When you are ready to roll out the dough you roll it into a 12 x 18 rectangle and cut the rectangle in half horizontally.  You then mark it every 5 inches on top and bottom with a sharp knife.


Marking the Dough with Knife Slits


You then cut diagonal lines from left to right, using the marks as a guide.  Next you cut more horizontal lines from right to left.  This leaves with triangular pieces of dough which then cut rolled up from the point to the wide end to form a Crescent Shape.  This recipe was supposed to make 14 large Croissants and 4 Minis but somehow I got about 18 large Croissants and several minis.  I made the large Croissants just normal Croissants without filling.  I used Almond Paste and Strawberry Jam (homemade) to fill the smaller and odd-shaped Croissants.

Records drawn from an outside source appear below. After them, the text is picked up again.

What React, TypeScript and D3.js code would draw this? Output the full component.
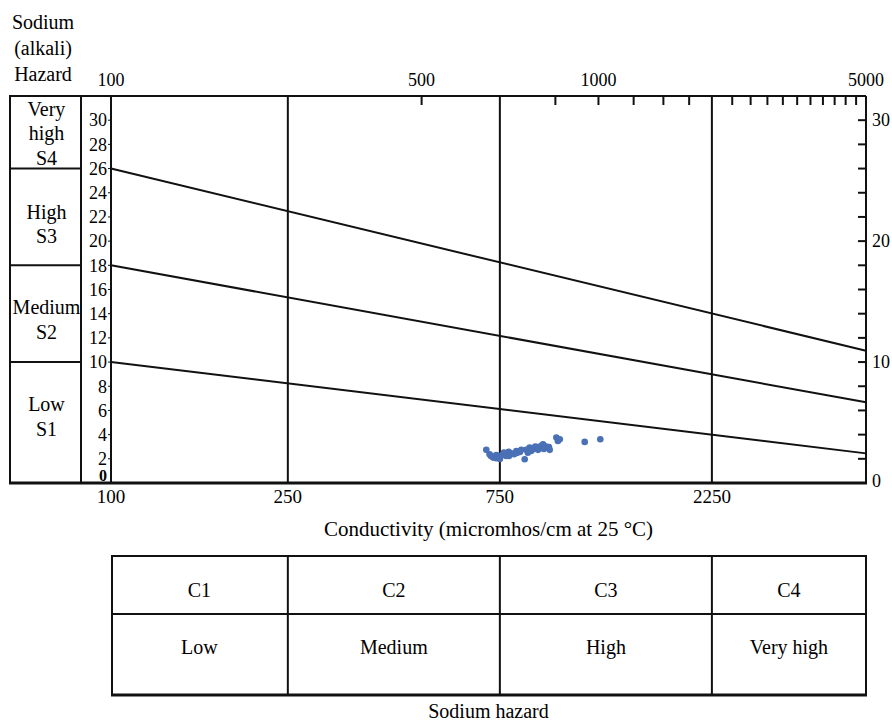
import * as d3 from "d3";

const WIDTH = 892;
const HEIGHT = 722;
const FONT = "Liberation Serif, Times New Roman, DejaVu Serif, serif";
const BLUE = "#4a70b5";

// measured samples: conductivity (µmhos/cm) and SAR
const conductivity = [
  699, 711, 716, 724, 736, 736, 743, 750, 758, 766, 775, 785, 786, 796, 807, 817, 819, 832,
  838, 853, 860, 867, 875, 882, 890, 901, 907, 914, 929, 938, 942, 954, 967, 971, 1005, 1013,
  1023, 1164, 1262,
];
const sar = [
  2.74, 2.38, 2.24, 2.1, 2.05, 2.32, 2.18, 1.99, 2.3, 2.51, 2.24, 2.57, 2.24, 2.46, 2.38, 2.65,
  2.49, 2.57, 2.74, 1.97, 2.74, 2.51, 2.93, 2.65, 2.79, 3.01, 2.98, 2.74, 3.07, 3.21, 2.82, 3.01,
  2.98, 2.74, 3.76, 3.48, 3.62, 3.4, 3.62,
];

// class boundary lines (SAR at 100 and at 5000 µmhos/cm)
const boundaryEnds = [100, 5000];
const boundarySar = [
  [26, 10.94],
  [18, 6.67],
  [10, 2.45],
];

// salinity classes
const cClassBreaks = [100, 250, 750, 2250, 5000];
const cClassNames = ["C1", "C2", "C3", "C4"];
const cClassLabels = ["Low", "Medium", "High", "Very high"];

// sodium classes
const sClassBreaks = [0, 10, 18, 26, 32];
const sClassLabels = [["Low", "S1"], ["Medium", "S2"], ["High", "S3"], ["Very", "high", "S4"]];

const bottomTicks = [100, 250, 750, 2250];
const topMinorTicks = [
  500, 1000, 1250, 1500, 1750, 2000, 2500, 2750, 3000, 3250, 3500, 3750, 4000, 4250, 4500, 4750,
];
const topLabels = ["100", "500", "1000", "5000"];
const topLabelAt = [100, 500, 1250, 5000];
const leftTicks = [0, 2, 4, 6, 8, 10, 12, 14, 16, 18, 20, 22, 24, 26, 28, 30];
const rightTicks = [2, 4, 6, 8, 10, 12, 14, 16, 18, 20, 22, 24, 26, 28, 30];
const rightLabels = [0, 10, 20, 30];

const BOX_L = 10;
const BOX_R = 81;
// small vertical nudge of the class text inside each box (S1..S4)
const sLabelNudge = [-6, 6, 7, 1];

export default function App() {
  const x = d3.scaleLog().domain([100, 5000]).range([111, 866]);
  const y = d3.scaleLinear().domain([0, 32]).range([483, 96]);

  const left = x(100);
  const right = x(5000);
  const top = y(32);
  const bottom = y(0);

  const tableTop = 556;
  const tableMid = 614;
  const tableBottom = 695;

  const line = d3
    .line<[number, number]>()
    .x((d) => x(d[0]))
    .y((d) => y(d[1]));

  return (
    <svg
      width={WIDTH}
      height={HEIGHT}
      style={{ position: "absolute", left: 0, top: 0, background: "#fff", fontFamily: FONT }}
    >
      {/* top-left title */}
      {["Sodium", "(alkali)", "Hazard"].map((t, i) => (
        <text key={t} x={43} y={22 + i * 26} dy="0.35em" textAnchor="middle" fontSize={20}>
          {t}
        </text>
      ))}

      {/* left sodium class boxes */}
      <line x1={BOX_L} x2={BOX_L} y1={top} y2={bottom} stroke="#111" strokeWidth={2} />
      <line x1={BOX_R} x2={BOX_R} y1={top} y2={bottom} stroke="#111" strokeWidth={2} />
      {sClassBreaks.slice(1, -1).map((b) => (
        <line key={b} x1={BOX_L} x2={BOX_R} y1={y(b)} y2={y(b)} stroke="#111" strokeWidth={2} />
      ))}
      {sClassLabels.map((lines, i) => {
        const mid = y((sClassBreaks[i] + sClassBreaks[i + 1]) / 2) + sLabelNudge[i];
        const start = mid - ((lines.length - 1) * 24.5) / 2;
        return lines.map((t, j) => (
          <text
            key={i + "-" + j}
            x={(BOX_L + BOX_R) / 2 + 1}
            y={start + j * 24.5}
            dy="0.35em"
            textAnchor="middle"
            fontSize={20}
          >
            {t}
          </text>
        ));
      })}

      {/* frame */}
      <line x1={BOX_L - 1} x2={right} y1={top} y2={top} stroke="#111" strokeWidth={2} />
      <line x1={BOX_L - 1} x2={right + 1} y1={bottom} y2={bottom} stroke="#111" strokeWidth={3} />
      <line x1={left} x2={left} y1={top} y2={bottom} stroke="#111" strokeWidth={2} />
      <line x1={right} x2={right} y1={top} y2={bottom} stroke="#111" strokeWidth={2} />

      {/* vertical class lines */}
      {cClassBreaks.slice(1, -1).map((b) => (
        <line key={b} x1={x(b)} x2={x(b)} y1={top} y2={bottom} stroke="#111" strokeWidth={2} />
      ))}

      {/* top axis */}
      {topMinorTicks.map((t) => (
        <line key={t} x1={x(t)} x2={x(t)} y1={top} y2={top + 9} stroke="#111" strokeWidth={2} />
      ))}
      {topLabels.map((t, i) => (
        <text key={t} x={x(topLabelAt[i])} y={top - 10} textAnchor="middle" fontSize={18}>
          {t}
        </text>
      ))}

      {/* left axis */}
      {leftTicks.map((t) => (
        <g key={t}>
          <line x1={left - 3} x2={left} y1={y(t)} y2={y(t)} stroke="#111" strokeWidth={1} />
          <text
            x={left - 4}
            y={t === 0 ? y(t) - 8 : y(t)}
            dy="0.35em"
            textAnchor="end"
            fontSize={t === 0 ? 16 : 18}
            fontWeight={t === 0 ? "bold" : "normal"}
          >
            {t}
          </text>
        </g>
      ))}

      {/* right axis */}
      {rightTicks.map((t) => (
        <line key={t} x1={right - 8} x2={right} y1={y(t)} y2={y(t)} stroke="#111" strokeWidth={2} />
      ))}
      {rightLabels.map((t) => (
        <text key={t} x={right + 6} y={t === 0 ? y(t) - 2 : y(t)} dy="0.35em" fontSize={18}>
          {t}
        </text>
      ))}

      {/* sodium hazard boundary lines */}
      {boundarySar.map((s, i) => (
        <path
          key={i}
          d={line(boundaryEnds.map((c, k) => [c, s[k]] as [number, number])) || ""}
          fill="none"
          stroke="#111"
          strokeWidth={2}
        />
      ))}

      {/* samples */}
      {conductivity.map((c, i) => (
        <circle key={i} cx={x(c)} cy={y(sar[i])} r={3.3} fill={BLUE} />
      ))}

      {/* bottom axis */}
      {bottomTicks.map((t) => (
        <text key={t} x={x(t)} y={bottom + 13} dy="0.35em" textAnchor="middle" fontSize={19}>
          {t}
        </text>
      ))}
      <text x={(left + right) / 2} y={529} dy="0.35em" textAnchor="middle" fontSize={21}>
        Conductivity (micromhos/cm at 25 °C)
      </text>

      {/* salinity table */}
      <rect
        x={left + 1}
        y={tableTop}
        width={right - left - 1}
        height={tableBottom - tableTop}
        fill="none"
        stroke="#111"
        strokeWidth={2}
      />
      <line x1={left + 1} x2={right} y1={tableMid} y2={tableMid} stroke="#111" strokeWidth={2} />
      <line x1={left} x2={right + 1} y1={tableBottom} y2={tableBottom} stroke="#111" strokeWidth={3} />
      {cClassBreaks.slice(1, -1).map((b) => (
        <line key={b} x1={x(b)} x2={x(b)} y1={tableTop} y2={tableBottom} stroke="#111" strokeWidth={2} />
      ))}
      {cClassNames.map((n, i) => {
        const cx = (x(cClassBreaks[i]) + x(cClassBreaks[i + 1])) / 2;
        return (
          <g key={n}>
            <text x={cx} y={590} dy="0.35em" textAnchor="middle" fontSize={20}>
              {n}
            </text>
            <text x={cx} y={647} dy="0.35em" textAnchor="middle" fontSize={20}>
              {cClassLabels[i]}
            </text>
          </g>
        );
      })}
      <text x={(left + right) / 2} y={711} dy="0.35em" textAnchor="middle" fontSize={20}>
        Sodium hazard
      </text>
    </svg>
  );
}
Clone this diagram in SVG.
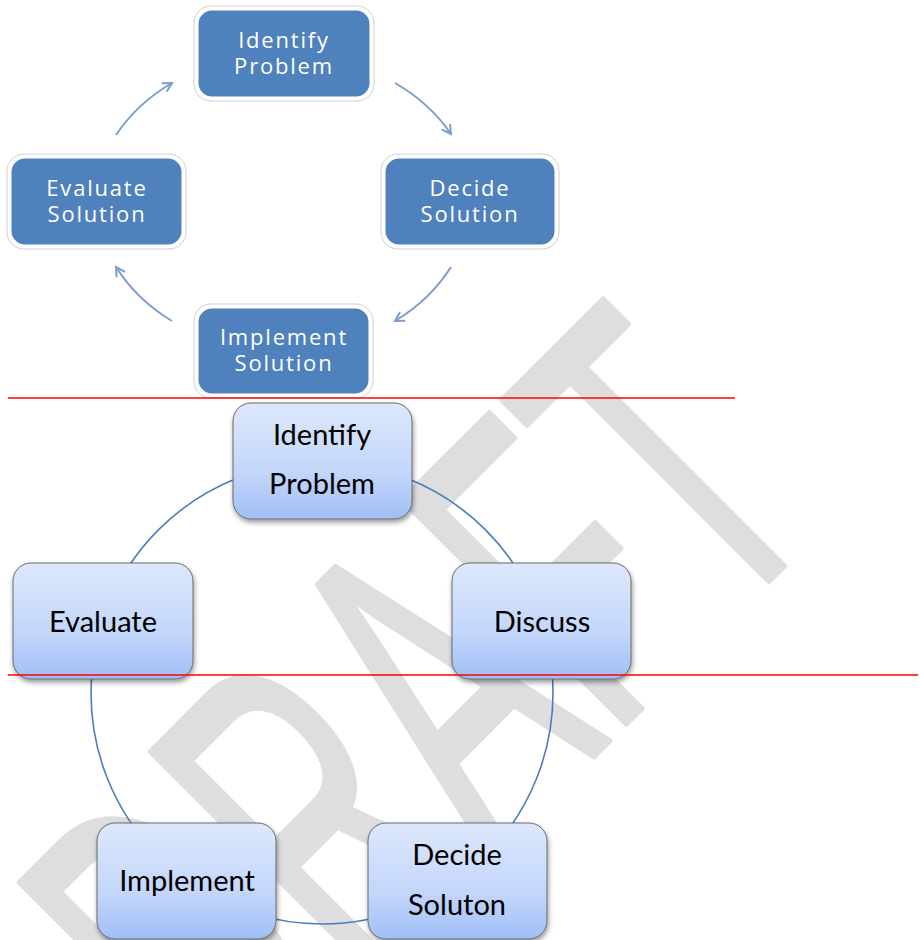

The rolled Croissants filled up two parchment covered baking sheets which I then covered with Plastic Wrap which was lightly sprayed with a Vegetable Oil Spray.  I placed them in my oven (not turned on) to proof.  The dough was still cold so they took about 3 hours to proof.  Unlike most yeast doughs, do not wait for the Croissants to double in bulk, because this will not happen.  (Remember the cold milk affects the action of the Yeast)  When they are completely proofed, the Croissants will feel light but will not have doubled in bulk.

Shaped and placed on Parchment Covered Sheet


Next you brush them with an Egg Wash (1 whole Egg + 1 Yolk).  The additional Yolk helps the Croissants to brown well.  Preheat your oven and place one pan on the middle shelf and bake for 12 minutes.  After twelve minutes the pan was rotated back to front and the heat reduced, then the Croissants were baked for approximately another 20 minutes or until they were nicely browned.  Repeated the process with the second pan.

Brushed with Egg Wash


Croissants In Oven












In the end we had a nice batch of Croissants, six of which I packed and brought to Mary’s house for lunch on Tuesday.  Another 6 or so were packed and frozen for later use.  We still had ample Croissants to eat at home and we did have them for breakfast at least 2 days in a row and there were still some leftover to snack on.

Baked and Cooling Croissants




Plated Croissants








Croissants are fun to make and it is really exciting to see how the laminated dough puffs up when baking.  Don’t forget, Croissants as other puff pastries, need a HOT oven for the puffing action to take place!  For the full recipe just type in Croissant Recipe in your browser and many will come up.